As Towers touches on toward the end of What They Stole, the South Korean government has in recent years begun to investigate and admit its role in the facilitating fraudulent adoptions. After petitioning by Korean adoptee activists, in 2023, South Korea’s Truth and Reconciliation Commission—originally convened in 2008 to investigate human rights abuses from the country’s military dictatorships that spanned from 1948 to 1987—agreed to investigate an initial 376 cases of adoptees’ origins being falsified. In a preliminary report released in March of last year, the TRC concluded that “the state violated the human rights of adoptees protected under the constitution and international agreements, by neglecting its duty to ensure basic human rights, including inadequate legislation, poor management and oversight, and failures in implementing proper administrative procedures while sending large numbers of children abroad.” In October, President Lee Jae Myung apologized for the foreign adoption programs, offering “heartfelt apology and words of comfort” to adoptees on behalf of South Korea. The government announced in December that it would phase out foreign adoptions entirely by 2029.

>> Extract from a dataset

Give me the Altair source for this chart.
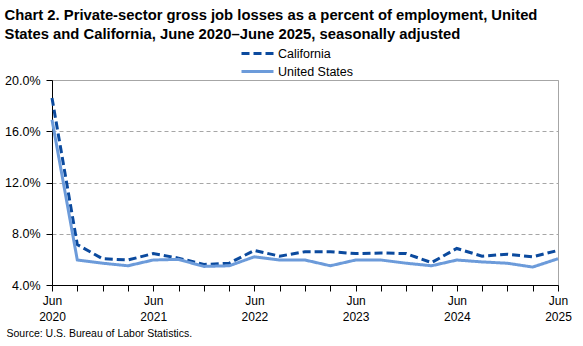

The United States, meanwhile, has yet to investigate or take accountability for its role in perpetuating the Korea-to-America adoption scheme—not just by allowing agencies like Holt to bring in thousands of “paper orphans,” but by wreaking devastation on the Korean peninsula in the name of eradicating communism. The fight against communism continues—more than 25,000 American troops are currently stationed in South Korea. And the ongoing costs of that fight are born in part by tens of thousands of Korean adoptees who have suffered needlessly.